Last week, your S-CORP team sent a letter signed by 22 of our association allies to members of the House and Senate, urging them to cosponsor legislation to replace the dated rules that have governed S corporations for over fifty years. As the letter notes:

These outdated rules hurt the ability of S corporations to grow and create jobs. Many family-owned businesses would like to become S corporations, but the rules prevent them from doing so. Other S corporations are starved for capital, but find the rules limit their ability to attract investors or even utilize the value of their own appreciated property.

Well into the 21st century, America’s most popular form of small-business corporation deserves rules adapted to today, not fifty years ago. The S Corporation Modernization Act would ensure the continued success of these businesses.

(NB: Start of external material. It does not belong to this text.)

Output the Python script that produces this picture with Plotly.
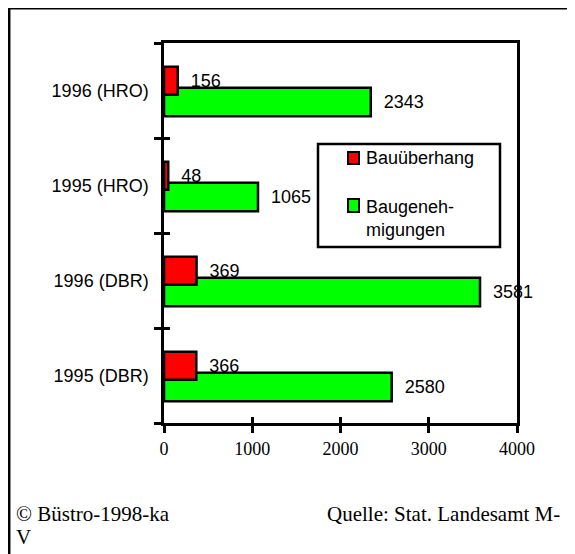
import plotly.graph_objects as go

# data (bottom category first)
categories = ['1995 (DBR)', '1996 (DBR)', '1995 (HRO)', '1996 (HRO)']
bauueberhang = [366, 369, 48, 156]
baugenehmigungen = [2580, 3581, 1065, 2343]
series_names = ['Bauüberhang', 'Baugeneh-<br>migungen']
series_colors = ['#FF0000', '#00FF00']
x_ticks = [0, 1000, 2000, 3000, 4000]

# the page body has an 8px margin, so the figure starts at (8, 8)
OFF = 8
W, H = 575 - OFF, 554 - OFF
L, R, T, B = 164, 517, 43, 423   # plot area in page pixels


def px_x(p):
    return (p - L) / (R - L)


def px_y(p):
    return (B - p) / (B - T)


sans = 'Arial, Liberation Sans, sans-serif'
serif = 'Times New Roman, Liberation Serif, serif'
nb = '\u00a0\u00a0'

fig = go.Figure()

fig.add_trace(go.Bar(
    y=categories, x=baugenehmigungen, orientation='h',
    name=series_names[1],
    marker=dict(color=series_colors[1], line=dict(color='black', width=2.5)),
    offset=-0.27, width=0.3,
    text=baugenehmigungen, texttemplate=nb + '%{x}', textposition='outside',
    constraintext='none', cliponaxis=False,
    textfont=dict(family=sans, size=18, color='black'),
    showlegend=False, hoverinfo='x+name'
))
fig.add_trace(go.Bar(
    y=categories, x=bauueberhang, orientation='h',
    name=series_names[0],
    marker=dict(color=series_colors[0], line=dict(color='black', width=2.5)),
    offset=-0.045, width=0.295,
    text=bauueberhang, texttemplate=nb + '%{x}', textposition='outside',
    constraintext='none', cliponaxis=False,
    textfont=dict(family=sans, size=18, color='black'),
    showlegend=False, hoverinfo='x+name'
))
# helper trace so the inside-tick overlay axes get drawn
fig.add_trace(go.Scatter(x=[None], y=[None], xaxis='x2', yaxis='y2',
                         showlegend=False, hoverinfo='skip'))

shapes = [
    # outer frame (only top and left visible)
    dict(type='rect', xref='paper', yref='paper',
         x0=px_x(9.2), x1=px_x(620), y0=px_y(8.2), y1=px_y(620),
         line=dict(color='black', width=2.5), layer='below'),
    # legend box
    dict(type='rect', xref='paper', yref='paper',
         x0=px_x(318), x1=px_x(500), y0=px_y(144), y1=px_y(247),
         line=dict(color='black', width=2.5), fillcolor='white'),
    dict(type='rect', xref='paper', yref='paper',
         x0=px_x(348), x1=px_x(359), y0=px_y(152), y1=px_y(164),
         line=dict(color='black', width=2), fillcolor=series_colors[0]),
    dict(type='rect', xref='paper', yref='paper',
         x0=px_x(348), x1=px_x(359), y0=px_y(199), y1=px_y(212),
         line=dict(color='black', width=2), fillcolor=series_colors[1]),
]

annotations = [
    dict(text=series_names[0], xref='paper', yref='paper',
         x=px_x(364), y=px_y(158), xanchor='left', yanchor='middle',
         showarrow=False, font=dict(family=sans, size=18, color='black')),
    dict(text=series_names[1], xref='paper', yref='paper', align='left',
         x=px_x(364), y=px_y(218), xanchor='left', yanchor='middle',
         showarrow=False, font=dict(family=sans, size=18, color='black')),
    dict(text='© Büstro-1998-ka', xref='paper', yref='paper',
         x=px_x(14), y=px_y(514), xanchor='left', yanchor='middle',
         showarrow=False, font=dict(family=serif, size=21, color='black')),
    dict(text='Quelle: Stat. Landesamt M-', xref='paper', yref='paper',
         x=px_x(325), y=px_y(514), xanchor='left', yanchor='middle',
         showarrow=False, font=dict(family=serif, size=21, color='black')),
    dict(text='V', xref='paper', yref='paper',
         x=px_x(14), y=px_y(537), xanchor='left', yanchor='middle',
         showarrow=False, font=dict(family=serif, size=21, color='black')),
]

fig.update_layout(
    width=W, height=H,
    margin=dict(l=L - OFF, r=W - (R - OFF), t=T - OFF, b=H - (B - OFF), pad=0),
    paper_bgcolor='white', plot_bgcolor='white',
    barmode='overlay', showlegend=False,
    xaxis=dict(range=[0, 4000], tickvals=x_ticks, ticks='outside',
               ticklen=7, tickwidth=2.5, tickcolor='black',
               showline=True, linecolor='black', linewidth=2.5, mirror=True,
               showgrid=False, zeroline=False, ticklabelstandoff=1,
               tickfont=dict(family=serif, size=18, color='black')),
    yaxis=dict(type='category', categoryorder='array', categoryarray=categories,
               range=[-0.5, 3.5], ticks='outside', tickson='boundaries',
               ticklen=7, tickwidth=2.5, tickcolor='black',
               showline=True, linecolor='black', linewidth=2.5, mirror=True,
               showgrid=False, zeroline=False, ticklabelstandoff=9,
               tickfont=dict(family=sans, size=18, color='black')),
    xaxis2=dict(overlaying='x', anchor='y', side='bottom', range=[0, 4000],
                tickvals=x_ticks, ticks='inside', ticklen=6, tickwidth=2.5,
                tickcolor='black', showticklabels=False, showgrid=False,
                zeroline=False, showline=False),
    yaxis2=dict(overlaying='y', anchor='x', side='left', range=[-0.5, 3.5],
                tickvals=[-0.5, 0.5, 1.5, 2.5, 3.5], ticks='inside', ticklen=6,
                tickwidth=2.5, tickcolor='black', showticklabels=False,
                showgrid=False, zeroline=False, showline=False),
    shapes=shapes, annotations=annotations,
)

fig.write_html('out.html')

Earlier this Congress, House Ways and Means Member Ron Kind (D-WI) and Senate Finance Committee Members Blanche Lincoln (D-AR) and Orrin Hatch (R-UT) introduced the “S Corporation Modernization Act of 2009″ (H.R. 2910 and S. 996) in their respective chambers.

The legislation, designed to update and simplify the rules governing S corporations, enhances the ability of S corporations to attract and raise capital, makes it easier for family-owned S corporations to stay in the family, and encourages additional charitable giving by S corporations and the trusts that hold them.

In the coming weeks, S-CORP will be ramping up its efforts to gather additional support for these bills. At a time when America’s job creators struggle through the difficult economy and the Federal government struggles with massive deficits, smaller, targeted reforms like these are an attractive means of helping Main Street without breaking the bank.

Health Care Reform Outlook & S Corporations

Just about everybody agrees the political landscape has shifted to the point where, while there were once 218 House votes in favor of a reform package, now there are nowhere near that many.

This lack of support is evidenced by the Rube Goldberg-nature of the current efforts to resurrect reform and move it through the Congress. One popular idea is for the House to pass the Senate bill, and then take up a reconciliation package of items to “fix” what’s wrong with the Senate bill.

We are skeptical anything like that happens. Health care reform is unpopular and members are nervous and tired. Moreover, this approach would require House members to “vote on faith” that the Senate would follow-through and adopt the fix. There is rarely a lot of trust between House members and the Senate under normal circumstances, and these are not normal circumstances.

Our expectation is for the hand-wringing to continue for a month or so and then for other pressing items like the jobs bill and the budget to push heath reform aside.

For S corporations, it is hard to regret the demise of this particular reform effort. We have refrained from weighing in on the merits of health care reform — it is a little outside our focus, after all — but the impact of paying for health care reform was clearly going to be a negative.

The House bill would have raised marginal rates on upper-income S corporation shareholders by 5.4 percentage points, while the Senate bill would have increased the Medicare HI tax from 1.45 percent to 2.35 percent — not a direct shot at S corporations, but it would have increased pressure on the IRS and others to change the payroll tax treatment of S corporation income.

And before talks broke down, House and Senate negotiators were seriously considering tossing out those items and expanding the tax base for payroll taxes to include capital gains, dividends, interest income, and S corporation income instead. As the Los Angeles Times wrote:

Democratic congressional leaders are considering a new strategy to help finance their ambitious healthcare plan — applying the Medicare payroll tax not just to wages but to capital gains, dividends and other forms of unearned income. The idea, discussed Wednesday in a marathon meeting at the White House, could placate labor leaders who bitterly oppose President Obama’s plan to tax high-end insurance policies that cover many union members. It could also help shore up Medicare’s shaky finances, and the burden of the new tax would fall primarily on affluent Americans, not the beleaguered middle class.

It would have fallen on the beleaguered S corporation community, too. Moreover, these increases were going to take place when taxes on S corporations (and other flow-through businesses) already were going up. Current law has the top income tax rate returning to 39.6 percent at the beginning of next year, and we anticipate the President will propose to keep these rate hikes in place, at the very least.

Finally, with health care reform out of the way, taxwriters on the Hill will have time to address some of the many tax items that were pushed aside last year, including tax extenders and a broader tax reform effort. As BNAB noted this morning:

Last December, Rangel told a group of executives that he planned to press his case for tax reform at the conclusion of the health care debate.

It appears health care reform is over, so we expect Congress to refocus on tax policy this year.